Deaths due to COVID-19 in the United States hit 600,000, equal to yearly cancer toll
Washington, June 15: The death toll in the United States from COVID-19 topped 600,000 on Tuesday, even as the vaccination drive has drastically brought down daily cases and fatalities and allowed the country to emerge from the gloom and look forward to summer.
The number of lives lost, as recorded by Johns Hopkins University, is greater than the population of Baltimore or Milwaukee. It is about equal to the number of Americans who died of cancer in 2019.
Worldwide, the COVID-19 death toll stands at about 3.8 million. The real totals in the US and around the globe are thought to be significantly higher, with many cases overlooked or possibly concealed by some countries.
The milestone came the same day that California, the most populous state and the first to impose a coronavirus lockdown, lifted most of its remaining restrictions and ushered in what has been billed as its "Grand Reopening" just in time for summer.

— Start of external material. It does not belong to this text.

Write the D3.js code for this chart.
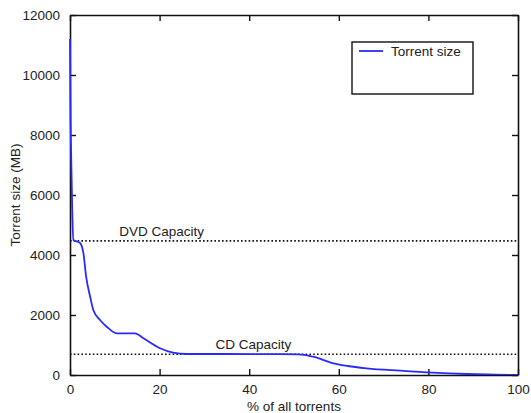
<!DOCTYPE html>
<html>
<head>
<meta charset="utf-8">
<script src="https://cdn.jsdelivr.net/npm/d3@7"></script>
<style>
  html, body { margin: 0; padding: 0; background: #fff; }
  svg text { font-family: "Liberation Sans", Arial, sans-serif; fill: #222; }
</style>
</head>
<body>
<svg id="chart" width="531" height="413"></svg>
<script>
// Share of all torrents (%) sorted by size, and the corresponding torrent size (MB)
const pctTorrents = [0, 0.1, 0.3, 0.5, 0.75, 2.2, 3.0, 3.6, 4.5, 5.2, 6.7, 8.2, 10.4, 14.5, 16.4, 20.1, 23, 26, 35, 45, 51, 54.3, 58.8, 62, 66.2, 73.7, 81, 88.5, 95, 100];
const sizeMB = [11200, 9000, 7000, 5500, 4500, 4410, 4057, 3277, 2610, 2167, 1833, 1610, 1390, 1390, 1223, 890, 743, 700, 700, 695, 690, 610, 390, 300, 223, 143, 77, 33, 12, 0];

// Reference capacities (MB)
const capacityNames = ["DVD Capacity", "CD Capacity"];
const capacityMB = [4470, 690];
const capacityLabelPct = [11, 32.5];

const xTicks = [0, 20, 40, 60, 80, 100];
const yTicks = [0, 2000, 4000, 6000, 8000, 10000, 12000];
const seriesName = "Torrent size";

const margin = { left: 70, right: 13, top: 15, bottom: 38 };
const W = 531, H = 413;
const svg = d3.select("#chart");

const x = d3.scaleLinear().domain([0, 100]).range([margin.left, W - margin.right]);
const y = d3.scaleLinear().domain([0, 12000]).range([H - margin.bottom, margin.top]);

const tickLen = 6;
const fontSize = 13.5;

// axes (box with inward ticks on all sides)
const axisG = svg.append("g");
const axisB = d3.axisBottom(x).tickValues(xTicks).tickSizeInner(-tickLen).tickSizeOuter(0).tickPadding(9).tickFormat(d3.format("d"));
const axisT = d3.axisTop(x).tickValues(xTicks).tickSizeInner(-tickLen).tickSizeOuter(0).tickFormat("");
const axisL = d3.axisLeft(y).tickValues(yTicks).tickSizeInner(-tickLen).tickSizeOuter(0).tickPadding(10).tickFormat(d3.format("d"));
const axisR = d3.axisRight(y).tickValues(yTicks).tickSizeInner(-tickLen).tickSizeOuter(0).tickFormat("");

axisG.append("g").attr("transform", `translate(0,${y(0)})`).call(axisB);
axisG.append("g").attr("transform", `translate(0,${y(12000)})`).call(axisT);
axisG.append("g").attr("transform", `translate(${x(0)},0)`).call(axisL);
axisG.append("g").attr("transform", `translate(${x(100)},0)`).call(axisR);

axisG.selectAll(".domain").attr("stroke", "#111").attr("stroke-width", 1.6);
axisG.selectAll(".tick line").attr("stroke", "#111").attr("stroke-width", 1.4);
axisG.selectAll(".tick text")
  .attr("font-size", fontSize)
  .attr("font-family", "Liberation Sans, Arial, sans-serif")
  .attr("fill", "#222");

// clip region for plot contents
svg.append("clipPath").attr("id", "plotClip")
  .append("rect")
  .attr("x", x(0) - 1).attr("y", y(12000))
  .attr("width", x(100) - x(0) + 1).attr("height", y(0) - y(12000));

const plot = svg.append("g").attr("clip-path", "url(#plotClip)");

// capacity reference lines
plot.selectAll("line.cap")
  .data(capacityMB)
  .join("line")
  .attr("class", "cap")
  .attr("x1", x(0)).attr("x2", x(100))
  .attr("y1", d => y(d)).attr("y2", d => y(d))
  .attr("stroke", "#111")
  .attr("stroke-width", 1.6)
  .attr("stroke-dasharray", "1.6,2.2");

// torrent size curve
const sizeLine = d3.line().x(d => x(d[0])).y(d => y(d[1])).curve(d3.curveMonotoneX);
plot.append("path")
  .datum(pctTorrents.map((p, i) => [p, sizeMB[i]]))
  .attr("d", sizeLine)
  .attr("fill", "none")
  .attr("stroke", "#2a2aff")
  .attr("stroke-width", 1.8)
  .attr("stroke-linejoin", "round");

// capacity labels
svg.selectAll("text.capLabel")
  .data(capacityNames)
  .join("text")
  .attr("class", "capLabel")
  .attr("x", (d, i) => x(capacityLabelPct[i]))
  .attr("y", (d, i) => y(capacityMB[i]) - 5)
  .attr("font-size", fontSize)
  .text(d => d);

// axis titles
svg.append("text")
  .attr("x", (x(0) + x(100)) / 2)
  .attr("y", 411)
  .attr("text-anchor", "middle")
  .attr("font-size", fontSize)
  .text("% of all torrents");

svg.append("text")
  .attr("transform", `translate(20,${(y(0) + y(12000)) / 2}) rotate(-90)`)
  .attr("text-anchor", "middle")
  .attr("font-size", fontSize)
  .text("Torrent size (MB)");

// legend
const legend = svg.append("g").attr("transform", "translate(352,42)");
legend.append("rect")
  .attr("width", 121).attr("height", 52)
  .attr("fill", "#fff").attr("stroke", "#111").attr("stroke-width", 1.4);
legend.append("line")
  .attr("x1", 7).attr("x2", 31).attr("y1", 9).attr("y2", 9)
  .attr("stroke", "#2a2aff").attr("stroke-width", 1.8);
legend.append("text")
  .attr("x", 39).attr("y", 13.5)
  .attr("font-size", fontSize)
  .text(seriesName);
</script>
</body>
</html>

Gone are state rules on social distancing and limits on capacity at restaurants, bars, supermarkets, gyms, stadiums and other places. Disneyland is throwing open its gates to all tourists after allowing just California residents. Fans will be able to sit elbow-to-elbow and cheer without masks at Dodgers and Giants games.
It took four months to reach the first 100,000 dead. During the most lethal phase of the disaster, in the winter of 2020-21, it took just over a month to go from 300,000 to 400,000 deaths. With the crisis now easing, it took close to four months for the US death toll to go from a half-million to 600,000.